> _Exercise details_: Extract the full listing verbatim and drop any pictures from your copy.

◆ ◆ ◆ ◆ ◆

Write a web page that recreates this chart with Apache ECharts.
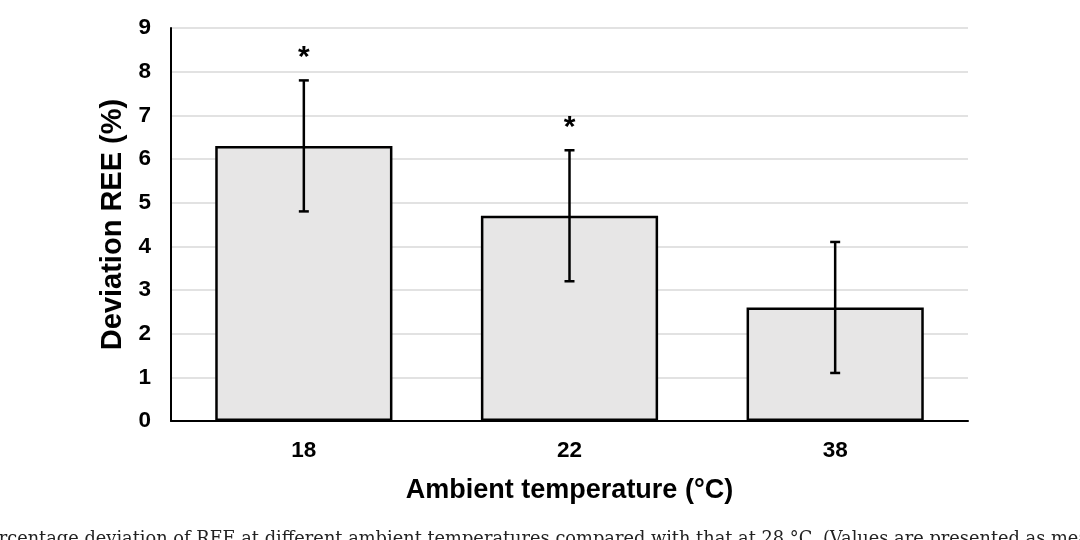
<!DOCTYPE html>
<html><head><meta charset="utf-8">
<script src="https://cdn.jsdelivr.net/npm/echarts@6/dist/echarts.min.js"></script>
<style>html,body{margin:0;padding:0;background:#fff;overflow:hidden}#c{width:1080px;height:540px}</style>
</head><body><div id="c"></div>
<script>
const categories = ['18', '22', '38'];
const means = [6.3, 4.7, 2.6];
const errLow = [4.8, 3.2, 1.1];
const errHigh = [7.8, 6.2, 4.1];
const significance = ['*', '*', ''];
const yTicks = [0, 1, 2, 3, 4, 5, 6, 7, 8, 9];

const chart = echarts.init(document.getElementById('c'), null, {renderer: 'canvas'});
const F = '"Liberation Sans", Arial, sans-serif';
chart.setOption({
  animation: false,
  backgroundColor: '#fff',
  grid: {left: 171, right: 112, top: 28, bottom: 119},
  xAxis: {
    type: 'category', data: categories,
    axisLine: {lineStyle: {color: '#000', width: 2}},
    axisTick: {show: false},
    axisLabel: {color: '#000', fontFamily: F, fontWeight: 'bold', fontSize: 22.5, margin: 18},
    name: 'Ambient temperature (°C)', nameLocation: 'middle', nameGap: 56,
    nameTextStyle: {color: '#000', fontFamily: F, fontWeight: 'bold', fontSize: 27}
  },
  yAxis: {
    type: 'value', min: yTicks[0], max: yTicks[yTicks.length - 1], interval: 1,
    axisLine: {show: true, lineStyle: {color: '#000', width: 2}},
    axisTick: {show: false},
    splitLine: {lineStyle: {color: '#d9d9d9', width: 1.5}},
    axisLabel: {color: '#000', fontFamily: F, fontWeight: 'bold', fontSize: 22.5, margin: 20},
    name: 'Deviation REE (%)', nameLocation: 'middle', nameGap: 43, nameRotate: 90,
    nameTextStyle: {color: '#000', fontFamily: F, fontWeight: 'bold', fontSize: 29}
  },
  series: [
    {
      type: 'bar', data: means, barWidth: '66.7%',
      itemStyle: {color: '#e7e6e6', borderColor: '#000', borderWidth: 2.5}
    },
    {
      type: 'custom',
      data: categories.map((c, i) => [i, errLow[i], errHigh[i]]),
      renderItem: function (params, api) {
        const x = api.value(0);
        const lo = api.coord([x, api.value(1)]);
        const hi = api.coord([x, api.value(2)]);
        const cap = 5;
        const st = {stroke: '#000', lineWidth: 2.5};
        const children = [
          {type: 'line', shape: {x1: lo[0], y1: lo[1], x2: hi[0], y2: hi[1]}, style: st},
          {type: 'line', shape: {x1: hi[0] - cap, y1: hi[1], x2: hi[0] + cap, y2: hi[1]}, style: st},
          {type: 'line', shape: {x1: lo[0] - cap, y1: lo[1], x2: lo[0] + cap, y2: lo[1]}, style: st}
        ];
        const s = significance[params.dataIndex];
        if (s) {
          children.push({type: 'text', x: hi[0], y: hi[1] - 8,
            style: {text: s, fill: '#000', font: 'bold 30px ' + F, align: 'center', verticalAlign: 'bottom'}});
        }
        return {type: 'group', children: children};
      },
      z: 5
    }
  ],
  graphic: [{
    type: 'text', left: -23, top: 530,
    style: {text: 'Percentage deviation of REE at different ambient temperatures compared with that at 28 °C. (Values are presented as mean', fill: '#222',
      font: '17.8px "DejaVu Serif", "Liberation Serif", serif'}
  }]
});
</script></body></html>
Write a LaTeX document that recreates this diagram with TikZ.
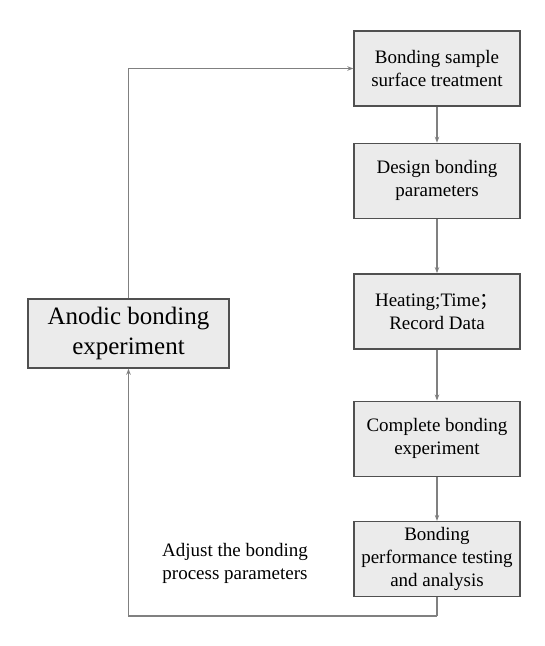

◆ ◆ ◆ ◆ ◆

> _Task result_:
Write a web page that recreates this chart with Apache ECharts.
<!DOCTYPE html>
<html><head><meta charset="utf-8">
<script src="https://cdn.jsdelivr.net/npm/echarts@6/dist/echarts.min.js"></script>
<style>html,body{margin:0;padding:0;background:#fff;overflow:hidden}#c{width:1080px;height:540px}</style>
</head><body><div id="c"></div>
<script>
const categories = ['18', '22', '38'];
const means = [6.3, 4.7, 2.6];
const errLow = [4.8, 3.2, 1.1];
const errHigh = [7.8, 6.2, 4.1];
const significance = ['*', '*', ''];
const yTicks = [0, 1, 2, 3, 4, 5, 6, 7, 8, 9];

const chart = echarts.init(document.getElementById('c'), null, {renderer: 'canvas'});
const F = '"Liberation Sans", Arial, sans-serif';
chart.setOption({
  animation: false,
  backgroundColor: '#fff',
  grid: {left: 171, right: 112, top: 28, bottom: 119},
  xAxis: {
    type: 'category', data: categories,
    axisLine: {lineStyle: {color: '#000', width: 2}},
    axisTick: {show: false},
    axisLabel: {color: '#000', fontFamily: F, fontWeight: 'bold', fontSize: 22.5, margin: 18},
    name: 'Ambient temperature (°C)', nameLocation: 'middle', nameGap: 56,
    nameTextStyle: {color: '#000', fontFamily: F, fontWeight: 'bold', fontSize: 27}
  },
  yAxis: {
    type: 'value', min: yTicks[0], max: yTicks[yTicks.length - 1], interval: 1,
    axisLine: {show: true, lineStyle: {color: '#000', width: 2}},
    axisTick: {show: false},
    splitLine: {lineStyle: {color: '#d9d9d9', width: 1.5}},
    axisLabel: {color: '#000', fontFamily: F, fontWeight: 'bold', fontSize: 22.5, margin: 20},
    name: 'Deviation REE (%)', nameLocation: 'middle', nameGap: 43, nameRotate: 90,
    nameTextStyle: {color: '#000', fontFamily: F, fontWeight: 'bold', fontSize: 29}
  },
  series: [
    {
      type: 'bar', data: means, barWidth: '66.7%',
      itemStyle: {color: '#e7e6e6', borderColor: '#000', borderWidth: 2.5}
    },
    {
      type: 'custom',
      data: categories.map((c, i) => [i, errLow[i], errHigh[i]]),
      renderItem: function (params, api) {
        const x = api.value(0);
        const lo = api.coord([x, api.value(1)]);
        const hi = api.coord([x, api.value(2)]);
        const cap = 5;
        const st = {stroke: '#000', lineWidth: 2.5};
        const children = [
          {type: 'line', shape: {x1: lo[0], y1: lo[1], x2: hi[0], y2: hi[1]}, style: st},
          {type: 'line', shape: {x1: hi[0] - cap, y1: hi[1], x2: hi[0] + cap, y2: hi[1]}, style: st},
          {type: 'line', shape: {x1: lo[0] - cap, y1: lo[1], x2: lo[0] + cap, y2: lo[1]}, style: st}
        ];
        const s = significance[params.dataIndex];
        if (s) {
          children.push({type: 'text', x: hi[0], y: hi[1] - 8,
            style: {text: s, fill: '#000', font: 'bold 30px ' + F, align: 'center', verticalAlign: 'bottom'}});
        }
        return {type: 'group', children: children};
      },
      z: 5
    }
  ],
  graphic: [{
    type: 'text', left: -23, top: 530,
    style: {text: 'Percentage deviation of REE at different ambient temperatures compared with that at 28 °C. (Values are presented as mean', fill: '#222',
      font: '17.8px "DejaVu Serif", "Liberation Serif", serif'}
  }]
});
</script></body></html>
Write a LaTeX document that recreates this diagram with TikZ.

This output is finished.